About this story
The Franciscan Sisters of Perpetual Adoration Communications Team visited Above and Beyond Family Recovery Center and Food Pantry in Chicago with Kristin Peters, FSPA, pictured above. She volunteers offering supportive presence at both the center and pantry and introduced FSPA to the organization. “I’m trying to be in relationship with the people in the neighborhood; I like being part of that. It is in building relationships that we build trust.”
Mismanaged government structures and systemic racism are just two factors in Chicago’s complicated makeup. Where there’s wealth on Michigan Avenue, there’s hunger in nearby East Garfield Park and North Lawndale community areas. Hunger for basics like food and shelter. But there’s also hunger for connection and community.
Above and Beyond: meeting people where they're at
Enter Above and Beyond’s Family Recovery Center and Food Pantry. When you step inside Above and Beyond Family Recovery Center, the atmosphere is bright and welcoming—music is playing and there’s an energy that makes you feel like you’ve entered the family room of a home. “Welcome Home” signage greets you. It’s far from a traditional clinical space with sterile waiting areas surrounded by magazines and brochures. The environment almost catches you off guard; it's that welcoming. Take a tour for yourself: https://youtu.be/3wAQsmADAvU.

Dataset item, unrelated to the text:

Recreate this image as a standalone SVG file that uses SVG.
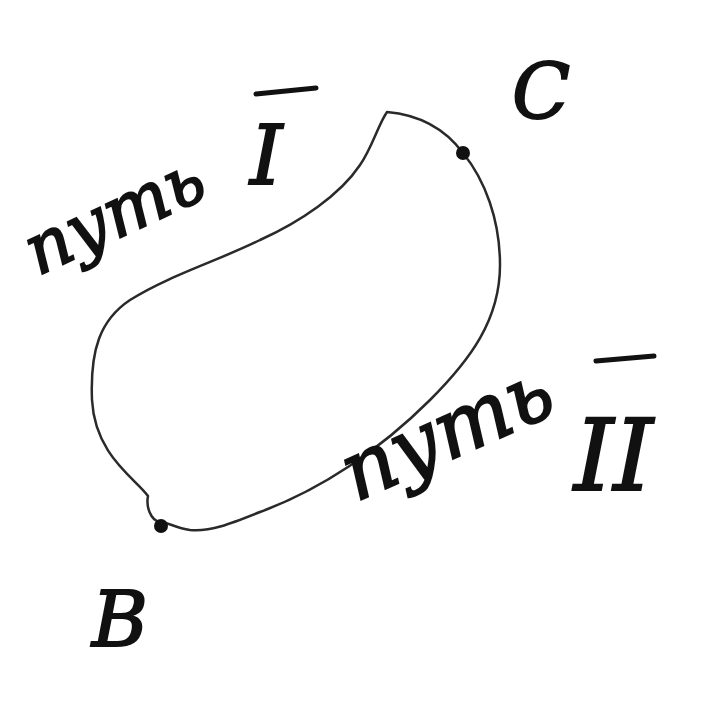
<svg xmlns="http://www.w3.org/2000/svg" width="714" height="701" viewBox="0 0 714 701">
<style>
.hand{font-family:"DejaVu Serif","Liberation Serif",serif;font-style:italic;fill:#111;stroke:#111;stroke-width:2;}
.bar{stroke:#111;stroke-width:5;stroke-linecap:round;fill:none;}
.loop{fill:none;stroke:#2a2a2a;stroke-width:2.5;stroke-linejoin:round;}
.dot{fill:#111;}
</style>
<rect width="714" height="701" fill="#ffffff"/>
<g id="connectors">
<path id="loop" class="loop" d="M387,112 C410,114 440,122 463,153 C485,180 500,220 500,265 C500,320 470,360 430,400 C380,450 320,490 260,512 C230,524 210,532 190,530 C175,528 168,522 160,522 C150,520 146,506 148,496 C135,478 95,455 92,400 C90,350 100,320 130,300 C170,275 220,260 260,240 C300,222 340,195 360,165 C372,148 378,125 387,112 Z"/>
</g>
<g id="node-C">
<circle class="dot" cx="463" cy="153" r="7"/>
<text class="hand" x="512" y="118" font-size="76">C</text>
</g>
<g id="node-B">
<circle class="dot" cx="161" cy="526" r="7"/>
<text class="hand" x="92" y="646" font-size="76">B</text>
</g>
<g id="label-path1">
<text class="hand" font-size="70" transform="translate(38,276) rotate(-25)">путь</text>
<text class="hand" x="250" y="184" font-size="82">I</text>
<line class="bar" x1="256" y1="94" x2="316" y2="88"/>
</g>
<g id="label-path2">
<text class="hand" font-size="82" transform="translate(356,502) rotate(-24)">путь</text>
<text class="hand" x="574" y="490" font-size="100">II</text>
<line class="bar" x1="596" y1="361" x2="654" y2="356"/>
</g>
</svg>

We arrive just in time to join one of Above and Beyond’s classes offered to its members in recovery, Soul Train Group Fundance. Leader Octavio Campos invites us all to check in, offering our names, how we’re feeling and our favorite dance move—in the meantime, scenes from Soul Train, the African-American focused music-dance television program that aired on TV for 35 years, play on a TV behind him. Some check in tired, angry, agitated, a couple are worried about bills. As people share their favorite dance moves, we hear two-step, footwork and the Electric Slide.
Octavio invites us to get comfortable in our chairs, to wake up our bodies through movement. He guides us while music from singer and rapper Lizzo starts moving into our soul. Small movements become big movements. We stand. We move gently around our chairs. Then, the chairs are pushed to the side and we begin to dance in community.
Octavio is a gifted facilitator. He’s not only encouraging us to move our bodies, but he’s connecting all of us through music and dance. He connects how we store trauma in our bodies—deep in our bones. How our nervous and endocrine systems can get stuck, unable to feel calm.
It is in this hour that Above and Beyond’s phrases painted on the walls and in its literature really come to life. One whimsical sign reads “Welcome to the Hokey Pokey where you can turn yourself around.” It’s this sentiment that you’re able to understand on a deeper level: “In the relationships of our shared humanity and responsibility for each other … we find healing.”